Exercise data
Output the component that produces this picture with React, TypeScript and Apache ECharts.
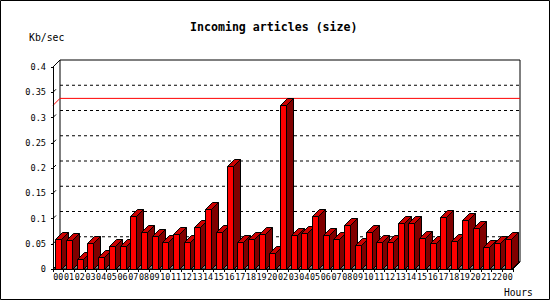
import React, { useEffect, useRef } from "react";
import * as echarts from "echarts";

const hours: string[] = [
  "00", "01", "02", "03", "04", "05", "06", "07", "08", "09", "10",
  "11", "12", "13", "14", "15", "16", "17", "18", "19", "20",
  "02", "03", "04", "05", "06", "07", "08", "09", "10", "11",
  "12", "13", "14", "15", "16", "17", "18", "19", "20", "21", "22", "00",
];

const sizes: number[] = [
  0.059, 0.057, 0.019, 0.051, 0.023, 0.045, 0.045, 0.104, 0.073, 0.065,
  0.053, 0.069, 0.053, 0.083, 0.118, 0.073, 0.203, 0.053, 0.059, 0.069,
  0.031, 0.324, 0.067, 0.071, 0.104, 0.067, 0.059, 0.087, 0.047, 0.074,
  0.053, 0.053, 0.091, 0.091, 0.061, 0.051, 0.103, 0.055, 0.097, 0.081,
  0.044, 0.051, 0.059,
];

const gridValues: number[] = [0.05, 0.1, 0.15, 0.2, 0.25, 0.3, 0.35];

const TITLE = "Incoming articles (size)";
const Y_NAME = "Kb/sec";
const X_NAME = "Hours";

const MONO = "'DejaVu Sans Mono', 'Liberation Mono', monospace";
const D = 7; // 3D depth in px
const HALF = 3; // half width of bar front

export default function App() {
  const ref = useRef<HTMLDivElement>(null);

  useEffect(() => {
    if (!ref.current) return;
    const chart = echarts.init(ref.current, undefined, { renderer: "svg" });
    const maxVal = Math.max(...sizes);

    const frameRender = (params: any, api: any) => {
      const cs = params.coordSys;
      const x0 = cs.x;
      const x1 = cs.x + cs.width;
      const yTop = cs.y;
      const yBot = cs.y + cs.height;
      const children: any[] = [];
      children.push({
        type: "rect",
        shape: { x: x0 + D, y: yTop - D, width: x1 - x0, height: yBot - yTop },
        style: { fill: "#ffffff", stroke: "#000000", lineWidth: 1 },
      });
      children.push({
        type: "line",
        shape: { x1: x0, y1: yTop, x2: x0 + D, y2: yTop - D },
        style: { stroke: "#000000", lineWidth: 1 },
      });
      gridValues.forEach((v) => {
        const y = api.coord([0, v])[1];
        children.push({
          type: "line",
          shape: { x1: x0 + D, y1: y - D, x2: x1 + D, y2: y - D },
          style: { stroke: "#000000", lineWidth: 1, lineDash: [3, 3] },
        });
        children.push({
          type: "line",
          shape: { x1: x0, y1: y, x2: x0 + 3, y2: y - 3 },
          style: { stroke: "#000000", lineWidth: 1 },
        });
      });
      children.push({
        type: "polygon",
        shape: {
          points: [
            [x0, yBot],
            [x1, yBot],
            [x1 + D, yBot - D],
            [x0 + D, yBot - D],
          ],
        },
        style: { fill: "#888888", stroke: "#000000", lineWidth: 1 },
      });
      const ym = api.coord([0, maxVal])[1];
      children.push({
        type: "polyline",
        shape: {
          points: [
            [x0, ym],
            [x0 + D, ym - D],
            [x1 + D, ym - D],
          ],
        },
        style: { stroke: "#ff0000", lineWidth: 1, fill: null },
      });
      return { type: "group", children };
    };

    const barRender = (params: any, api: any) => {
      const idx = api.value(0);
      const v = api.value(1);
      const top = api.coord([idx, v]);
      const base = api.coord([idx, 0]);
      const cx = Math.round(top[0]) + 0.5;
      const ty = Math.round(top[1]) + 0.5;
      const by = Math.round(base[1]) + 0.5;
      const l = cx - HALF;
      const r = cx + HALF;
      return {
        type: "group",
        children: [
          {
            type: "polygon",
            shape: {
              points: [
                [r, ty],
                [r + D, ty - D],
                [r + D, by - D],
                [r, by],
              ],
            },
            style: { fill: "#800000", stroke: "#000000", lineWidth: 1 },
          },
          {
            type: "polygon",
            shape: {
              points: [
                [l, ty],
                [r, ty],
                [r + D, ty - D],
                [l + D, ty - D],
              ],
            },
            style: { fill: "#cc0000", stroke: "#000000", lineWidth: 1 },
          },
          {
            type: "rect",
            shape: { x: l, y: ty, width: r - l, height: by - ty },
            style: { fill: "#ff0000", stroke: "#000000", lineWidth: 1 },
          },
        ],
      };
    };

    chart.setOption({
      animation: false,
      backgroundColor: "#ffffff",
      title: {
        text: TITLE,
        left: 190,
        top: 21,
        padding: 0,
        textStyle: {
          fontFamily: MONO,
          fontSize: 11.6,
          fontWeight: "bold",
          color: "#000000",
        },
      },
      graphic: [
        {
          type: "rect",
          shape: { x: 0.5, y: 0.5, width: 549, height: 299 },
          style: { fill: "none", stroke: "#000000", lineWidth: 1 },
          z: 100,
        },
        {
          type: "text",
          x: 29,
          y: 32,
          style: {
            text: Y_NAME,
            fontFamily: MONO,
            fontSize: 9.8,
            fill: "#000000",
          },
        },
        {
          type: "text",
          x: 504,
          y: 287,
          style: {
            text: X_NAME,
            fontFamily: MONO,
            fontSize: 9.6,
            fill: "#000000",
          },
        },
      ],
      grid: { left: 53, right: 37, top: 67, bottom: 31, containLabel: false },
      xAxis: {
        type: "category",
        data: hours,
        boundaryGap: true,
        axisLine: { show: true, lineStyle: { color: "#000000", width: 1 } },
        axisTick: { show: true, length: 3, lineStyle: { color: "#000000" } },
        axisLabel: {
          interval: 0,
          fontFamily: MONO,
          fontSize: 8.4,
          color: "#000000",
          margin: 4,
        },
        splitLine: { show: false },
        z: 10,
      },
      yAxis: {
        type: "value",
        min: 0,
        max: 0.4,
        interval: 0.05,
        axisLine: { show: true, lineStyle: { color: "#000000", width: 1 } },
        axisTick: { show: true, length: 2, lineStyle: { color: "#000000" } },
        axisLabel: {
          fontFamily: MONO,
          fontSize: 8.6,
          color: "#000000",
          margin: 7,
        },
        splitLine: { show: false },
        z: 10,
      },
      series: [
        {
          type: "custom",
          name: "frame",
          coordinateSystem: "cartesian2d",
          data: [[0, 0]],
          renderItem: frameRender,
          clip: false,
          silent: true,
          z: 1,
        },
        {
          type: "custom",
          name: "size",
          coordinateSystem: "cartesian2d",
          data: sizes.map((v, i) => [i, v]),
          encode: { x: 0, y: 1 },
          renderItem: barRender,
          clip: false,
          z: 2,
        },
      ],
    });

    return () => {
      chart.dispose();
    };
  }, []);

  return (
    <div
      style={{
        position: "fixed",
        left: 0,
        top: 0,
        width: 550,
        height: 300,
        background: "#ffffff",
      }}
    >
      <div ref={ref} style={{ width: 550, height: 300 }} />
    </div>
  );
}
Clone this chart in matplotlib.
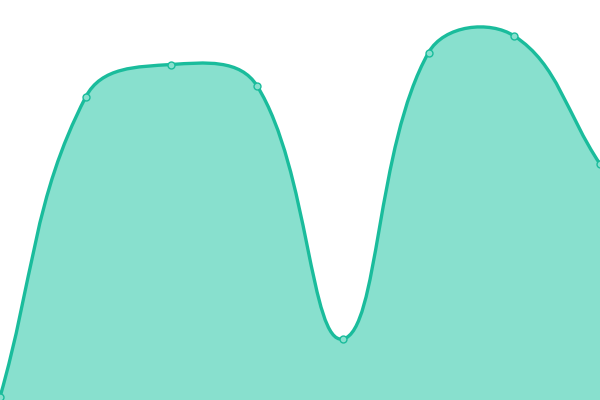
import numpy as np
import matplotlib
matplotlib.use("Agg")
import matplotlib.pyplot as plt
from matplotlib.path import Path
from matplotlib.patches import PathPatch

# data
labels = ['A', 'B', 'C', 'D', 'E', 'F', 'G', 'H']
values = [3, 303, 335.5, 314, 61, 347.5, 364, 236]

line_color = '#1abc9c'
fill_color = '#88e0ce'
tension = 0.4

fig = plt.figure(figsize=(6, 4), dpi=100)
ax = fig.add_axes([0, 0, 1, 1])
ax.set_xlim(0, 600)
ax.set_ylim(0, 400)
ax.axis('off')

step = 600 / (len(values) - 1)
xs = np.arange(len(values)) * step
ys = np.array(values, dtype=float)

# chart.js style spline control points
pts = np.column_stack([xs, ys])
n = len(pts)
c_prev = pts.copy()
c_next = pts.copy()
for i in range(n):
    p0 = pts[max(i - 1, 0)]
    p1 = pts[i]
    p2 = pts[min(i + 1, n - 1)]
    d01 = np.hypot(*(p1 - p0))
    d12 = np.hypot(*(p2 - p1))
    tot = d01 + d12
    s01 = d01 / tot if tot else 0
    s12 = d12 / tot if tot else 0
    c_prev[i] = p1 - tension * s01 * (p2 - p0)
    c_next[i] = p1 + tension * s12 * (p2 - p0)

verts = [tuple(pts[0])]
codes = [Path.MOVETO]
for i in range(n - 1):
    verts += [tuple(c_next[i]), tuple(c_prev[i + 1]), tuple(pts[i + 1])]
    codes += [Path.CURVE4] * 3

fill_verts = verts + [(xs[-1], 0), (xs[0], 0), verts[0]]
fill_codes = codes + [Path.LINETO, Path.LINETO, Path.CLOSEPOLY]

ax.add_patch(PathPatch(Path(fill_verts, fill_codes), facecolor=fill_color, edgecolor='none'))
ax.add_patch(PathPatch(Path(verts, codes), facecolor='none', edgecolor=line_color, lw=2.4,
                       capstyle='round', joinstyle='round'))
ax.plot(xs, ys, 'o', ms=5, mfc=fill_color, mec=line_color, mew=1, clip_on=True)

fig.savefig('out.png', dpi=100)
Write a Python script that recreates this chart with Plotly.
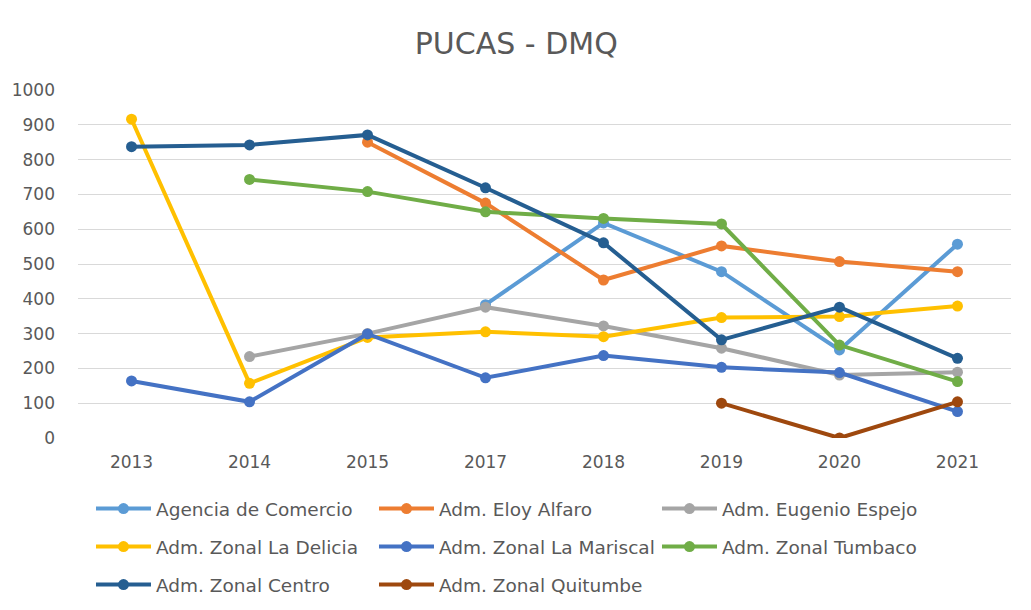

Task goal
No pictures belong in the copy: reproduce exactly the lines above from the one that contains "Clone this chart in matplotlib." through the last line of the entries.

Correct result
Clone this chart in matplotlib.
import numpy as np
import matplotlib
matplotlib.use("Agg")
import matplotlib.pyplot as plt
from matplotlib.path import Path
from matplotlib.patches import PathPatch

# data
labels = ['A', 'B', 'C', 'D', 'E', 'F', 'G', 'H']
values = [3, 303, 335.5, 314, 61, 347.5, 364, 236]

line_color = '#1abc9c'
fill_color = '#88e0ce'
tension = 0.4

fig = plt.figure(figsize=(6, 4), dpi=100)
ax = fig.add_axes([0, 0, 1, 1])
ax.set_xlim(0, 600)
ax.set_ylim(0, 400)
ax.axis('off')

step = 600 / (len(values) - 1)
xs = np.arange(len(values)) * step
ys = np.array(values, dtype=float)

# chart.js style spline control points
pts = np.column_stack([xs, ys])
n = len(pts)
c_prev = pts.copy()
c_next = pts.copy()
for i in range(n):
    p0 = pts[max(i - 1, 0)]
    p1 = pts[i]
    p2 = pts[min(i + 1, n - 1)]
    d01 = np.hypot(*(p1 - p0))
    d12 = np.hypot(*(p2 - p1))
    tot = d01 + d12
    s01 = d01 / tot if tot else 0
    s12 = d12 / tot if tot else 0
    c_prev[i] = p1 - tension * s01 * (p2 - p0)
    c_next[i] = p1 + tension * s12 * (p2 - p0)

verts = [tuple(pts[0])]
codes = [Path.MOVETO]
for i in range(n - 1):
    verts += [tuple(c_next[i]), tuple(c_prev[i + 1]), tuple(pts[i + 1])]
    codes += [Path.CURVE4] * 3

fill_verts = verts + [(xs[-1], 0), (xs[0], 0), verts[0]]
fill_codes = codes + [Path.LINETO, Path.LINETO, Path.CLOSEPOLY]

ax.add_patch(PathPatch(Path(fill_verts, fill_codes), facecolor=fill_color, edgecolor='none'))
ax.add_patch(PathPatch(Path(verts, codes), facecolor='none', edgecolor=line_color, lw=2.4,
                       capstyle='round', joinstyle='round'))
ax.plot(xs, ys, 'o', ms=5, mfc=fill_color, mec=line_color, mew=1, clip_on=True)

fig.savefig('out.png', dpi=100)
Write a Python script that recreates this chart with Plotly.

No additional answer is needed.